### INSTRUCTIONS TO FOLLOW
Retype nothing but the lines from the start of the material up to and including the line with "plt.rcParams['mathtext.rm'] = 'Lato'". Pictures don't belong in the copy.
↓
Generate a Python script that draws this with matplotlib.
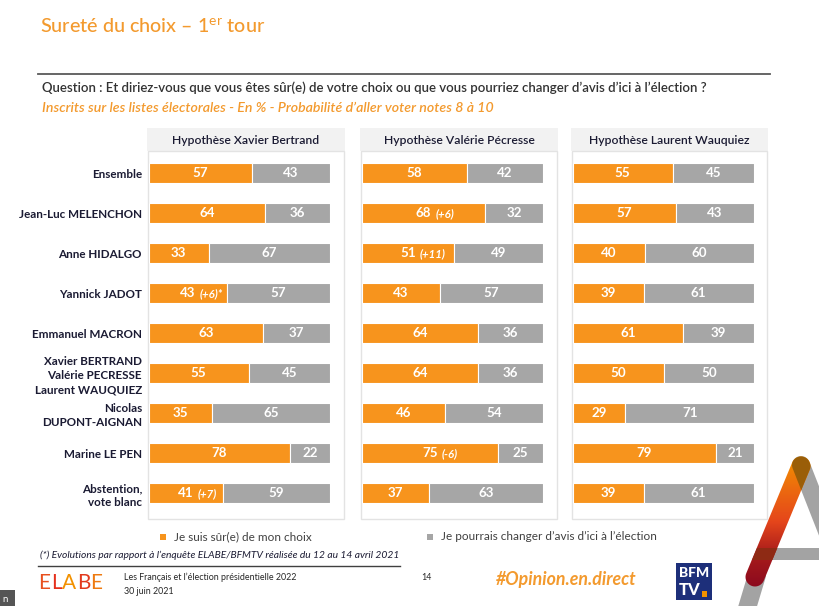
import numpy as np
import matplotlib
matplotlib.use("Agg")
from matplotlib import pyplot as plt
from matplotlib.patches import Rectangle, Polygon

plt.rcParams['font.family'] = ['Lato', 'DejaVu Sans']
plt.rcParams['mathtext.fontset'] = 'custom'
plt.rcParams['mathtext.rm'] = 'Lato'

# data
labels = ['Ensemble', 'Jean-Luc MELENCHON', 'Anne HIDALGO', 'Yannick JADOT',
          'Emmanuel MACRON', 'Xavier BERTRAND\nValérie PECRESSE\nLaurent WAUQUIEZ',
          'Nicolas\nDUPONT-AIGNAN', 'Marine LE PEN', 'Abstention,\nvote blanc']
panels = ['Hypothèse Xavier Bertrand', 'Hypothèse Valérie Pécresse', 'Hypothèse Laurent Wauquiez']
sure_xb = [57, 64, 33, 43, 63, 55, 35, 78, 41]
change_xb = [43, 36, 67, 57, 37, 45, 65, 22, 59]
sure_vp = [58, 68, 51, 43, 64, 64, 46, 75, 37]
change_vp = [42, 32, 49, 57, 36, 36, 54, 25, 63]
sure_lw = [55, 57, 40, 39, 61, 50, 29, 79, 39]
change_lw = [45, 43, 60, 61, 39, 50, 71, 21, 61]
evol_xb = {3: '(+6)*', 8: '(+7)'}
evol_vp = {1: '(+6)', 2: '(+11)', 7: '(-6)'}
evol_lw = {}
legend_labels = ['Je suis sûr(e) de mon choix', "Je pourrais changer d\u2019avis d\u2019ici à l\u2019élection"]

ORANGE = '#F7941D'
GREY = '#A6A6A6'
NAVY = '#1B1B33'
TITLE_OR = '#F39A2E'

W, H = 819, 606
fig = plt.figure(figsize=(W / 100, H / 100), dpi=100)

# overlay axes in pixel coordinates for the slide decorations
deco = fig.add_axes([0, 0, 1, 1])
deco.set_xlim(0, W)
deco.set_ylim(H, 0)
deco.axis('off')


def box(x0, y0, x1, y1):
    return [x0 / W, 1 - y1 / H, (x1 - x0) / W, (y1 - y0) / H]


# title
deco.text(40, 27, r'Sureté du choix – 1$^{\mathrm{er}}$ tour', color=TITLE_OR,
          fontsize=14.2, va='center', ha='left', fontweight='medium')
deco.plot([38, 770], [74, 74], color='#595959', lw=1.3)
deco.text(42, 88, "Question : Et diriez-vous que vous êtes sûr(e) de votre choix ou que vous pourriez changer d\u2019avis d\u2019ici à l\u2019élection ?",
          color='#333333', fontsize=9.55, va='center', ha='left', fontweight='semibold')
deco.text(42, 108, "Inscrits sur les listes électorales - En % - Probabilité d\u2019aller voter notes 8 à 10",
          color=TITLE_OR, fontsize=10.15, va='center', ha='left', fontstyle='italic', fontweight='semibold')

panel_x = [(147, 345), (360, 558), (571, 768)]
bar_x = [(149, 330), (362, 543), (573, 754)]
sures = [sure_xb, sure_vp, sure_lw]
changes = [change_xb, change_vp, change_lw]
evols = [evol_xb, evol_vp, evol_lw]

for k in range(3):
    px0, px1 = panel_x[k]
    deco.add_patch(Rectangle((px0, 128), px1 - px0, 23, facecolor='#F2F2F2', edgecolor='none'))
    deco.text((px0 + px1) / 2, 140, panels[k], ha='center', va='center',
              fontsize=8.7, fontweight='semibold', color=NAVY)
    deco.add_patch(Rectangle((px0 + 1, 151), px1 - px0 - 2, 368, facecolor='none',
                             edgecolor='#E3E3E3', lw=1))

    bx0, bx1 = bar_x[k]
    ax = fig.add_axes(box(bx0, 151, bx1, 519))
    ax.set_xlim(0, 100)
    ax.set_ylim(8.65, -0.55)
    y = np.arange(len(labels))
    s = np.array(sures[k])
    c = np.array(changes[k])
    ax.barh(y, s, height=0.5, color=ORANGE, edgecolor='white', linewidth=0.8)
    ax.barh(y, c, left=s, height=0.5, color=GREY, edgecolor='white', linewidth=0.8)
    for i in range(len(labels)):
        ax.text(s[i] / 2, i, str(s[i]), ha='center', va='center', color='white',
                fontsize=9.6, fontweight='bold')
        ax.text(s[i] + c[i] / 2, i, str(c[i]), ha='center', va='center', color='white',
                fontsize=9.6, fontweight='bold')
        if i in evols[k]:
            ax.annotate(evols[k][i], xy=(s[i] / 2, i), xytext=(8.5, -0.5), textcoords='offset points',
                        ha='left', va='center', color='white', fontsize=8.2,
                        fontstyle='italic', fontweight='bold')
    for sp in ax.spines.values():
        sp.set_visible(False)
    ax.set_xticks([])
    ax.patch.set_alpha(0)
    if k == 0:
        ax.set_yticks(y)
        ax.set_yticklabels(labels, fontsize=8.4, fontweight='bold', color=NAVY, linespacing=1.35)
        ax.tick_params(axis='y', length=0, pad=5)
    else:
        ax.set_yticks([])

# legend
deco.add_patch(Rectangle((160, 534), 6, 6, facecolor=ORANGE, edgecolor='none'))
deco.text(174, 537, legend_labels[0], fontsize=8.5, va='center', color='#404040')
deco.add_patch(Rectangle((427, 534), 6, 6, facecolor=GREY, edgecolor='none'))
deco.text(441, 537, legend_labels[1], fontsize=8.5, va='center', color='#404040')

deco.text(40, 555, "(*) Evolutions par rapport à l\u2019enquête ELABE/BFMTV réalisée du 12 au 14 avril 2021",
          fontsize=7.4, fontstyle='italic', va='center', color=NAVY)
deco.plot([38, 400], [566, 566], color='#404040', lw=1)

# footer
elabe_cols = ['#E8501E', '#E5301C', '#F29100', '#E23A1E', '#EE7A10']
elabe_x = [38, 51, 62, 77, 90]
for j, ch in enumerate('ELABE'):
    deco.text(elabe_x[j], 583, ch, fontsize=15, fontweight='normal', color=elabe_cols[j], va='center')
deco.text(124, 577, "Les Français et l\u2019élection présidentielle 2022", fontsize=6.4, va='center', color='#262626')
deco.text(124, 591, "30 juin 2021", fontsize=6.4, va='center', color='#262626')
deco.text(421, 577, "14", fontsize=6.4, va='center', color='#262626')
deco.text(496, 580, "#Opinion.en.direct", fontsize=12.8, fontstyle='italic', fontweight='bold',
          color=TITLE_OR, va='center')
deco.add_patch(Rectangle((676, 563), 36, 37, facecolor='#1D2F7A', edgecolor='none'))
deco.text(694, 573, "BFM", fontsize=10, fontweight='black', color='white', ha='center', va='center')
deco.text(690, 590, "TV", fontsize=12, fontweight='black', color='white', ha='center', va='center')
deco.add_patch(Rectangle((702, 591), 5, 6, facecolor='#F39200', edgecolor='none'))


# A logo: rounded bands
def band(p0, p1, hw, n=20):
    p0 = np.array(p0, float)
    p1 = np.array(p1, float)
    d = p1 - p0
    d = d / np.hypot(*d)
    nrm = np.array([-d[1], d[0]])
    a0 = np.arctan2(nrm[1], nrm[0])
    t = np.linspace(0, np.pi, n)
    cap1 = [p1 + hw * np.array([np.cos(a0 - tt), np.sin(a0 - tt)]) for tt in t]
    cap0 = [p0 + hw * np.array([np.cos(a0 + np.pi - tt), np.sin(a0 + np.pi - tt)]) for tt in t]
    return np.array(cap1 + cap0)


grey_right = Polygon(band((801, 465), (850, 590), 9), closed=True, facecolor='#A3A3A3', edgecolor='none')
grey_left = Polygon(band((757, 575), (742, 625), 9), closed=True, facecolor='#A3A3A3', edgecolor='none')
cross = Polygon([(757, 548), (819, 548), (819, 560), (752, 560)], closed=True,
                facecolor='#A3A3A3', edgecolor='none')
for p in (grey_right, grey_left, cross):
    deco.add_patch(p)

orange_band = Polygon(band((801, 466), (755, 577), 9.5), closed=True, facecolor='none', edgecolor='none')
deco.add_patch(orange_band)
grad = np.linspace(0, 1, 100)[:, None]
cmap = matplotlib.colors.LinearSegmentedColormap.from_list(
    'logo', ['#F39200', '#EC6A0F', '#E5461B', '#A81B1B', '#8C0A1E'])
img = deco.imshow(grad, cmap=cmap, extent=(740, 815, 587, 456), aspect='auto', zorder=2)
img.set_clip_path(orange_band)
deco.set_xlim(0, W)
deco.set_ylim(H, 0)

top_overlap = Polygon(band((801, 465), (850, 590), 9), closed=True, facecolor='#9A5E08',
                      edgecolor='none', zorder=3)
deco.add_patch(top_overlap)
top_overlap.set_clip_path(orange_band)
cross_overlap = Polygon([(757, 548), (819, 548), (819, 560), (752, 560)], closed=True,
                        facecolor='#8E2A14', edgecolor='none', zorder=3)
deco.add_patch(cross_overlap)
cross_overlap.set_clip_path(orange_band)

deco.add_patch(Rectangle((0, 590), 15, 16, facecolor='#555555', edgecolor='none'))
deco.text(2, 599, "n", fontsize=7, color='white', va='center')

plt.savefig("out.png", dpi=100)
↑
### THE RESULT
Generate a Python script that draws this with matplotlib.
import numpy as np
import matplotlib
matplotlib.use("Agg")
from matplotlib import pyplot as plt
from matplotlib.patches import Rectangle, Polygon

plt.rcParams['font.family'] = ['Lato', 'DejaVu Sans']
plt.rcParams['mathtext.fontset'] = 'custom'
plt.rcParams['mathtext.rm'] = 'Lato'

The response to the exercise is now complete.